Kolloquium

Thema:
Nichts als Dinge, die hintereinander geschehen? Vorstellungen von historischer Kausalität als Foki einer Kulturgeschichte der Geschichtstheorie
Referent/-in:
Tobias Winnerling, Düsseldorf
Adresse:
Digital über Zoom
Anmeldung bitte per Mail an karin.gockel@fernuni-hagen.de
Termin:
07.12.2021, 18:15 Uhr

Historische Kausalität ist eine ganz eigene Spielart von okkulter Korrespondenz, als sie nicht nur niemals je beobachtet wurde, sondern auch sich auch jeder strikten Festlegung sogleich entzieht.
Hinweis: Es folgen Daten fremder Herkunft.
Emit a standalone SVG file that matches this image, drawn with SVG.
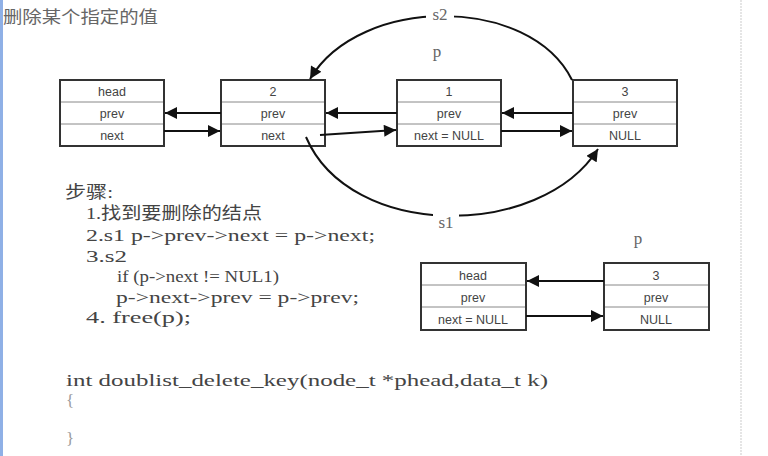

Obwohl zumindest für die europäische Geschichtsschreibung seit der Frühen Neuzeit weitgehende Einigkeit darin besteht, dass Geschichte nicht lediglich aus einer Vielzahl von Dingen besteht, die ganz einfach chronologisch aufeinander folgen, sondern im Gegenteil irgendeine Art von logischer oder notwendiger Verknüpfung zwischen Geschehnissen bestehe, ist bislang jedoch keinerlei Konsens darüber erzielt worden. Erstens ist keineswegs klar, wie festgestellt werden kann, welche der Dinge, die als Ereignisse die Grundelemente der Geschichte darstellen, nicht bloß aufeinander, sondern auseinander folgen sollen, zwischen welchen historischen Phänomenen also nicht-triviale Beziehungen bestehen. Und zweitens ist mindestens ebenso unklar, auf welche Weise diese Dinge auseinander folgen sollen, wenn denn einmal klar wäre, dass sie das tun.

Für eine kulturgeschichtliche Perspektive auf die Geschichte der Geschichtsschreibung kommt noch eine weitere Schwierigkeit hinzu. Die Verflechtung der beschriebenen Geschichte und der sie ausdeutenden Theorie beschreibt dabei einen selbstreflexiven Zirkel, denn jede Theorie kann als historisches Phänomen beschrieben und jede Darstellung historischer Phänomene theoretisch gedeutet werden.

Im vorgestellten Forschungsprojekt geht es mir also darum, Vorstellungen historischer Kausalität in der Geschichtsschreibung seit dem 16. Jahrhundert als Schlüsselpunkte für die Erarbeitung einer Kulturgeschichte geschichtstheoretischen Denkens in den Blick zu nehmen. Zwei Möglichkeiten sollen als dabei gleichberechtigt nebeneinanderstehend behandelt werden: Zum einen, dass die Vorstellung, es gäbe innere Gesetzmäßigkeiten zwischen Ereignissen, ein Ergebnis historischer Vorgänge ist; und zum anderen, dass historische Vorgänge untereinander unabhängig von Vorstellungen darüber faktisch durch innere Gesetzmäßigkeiten verbunden seien.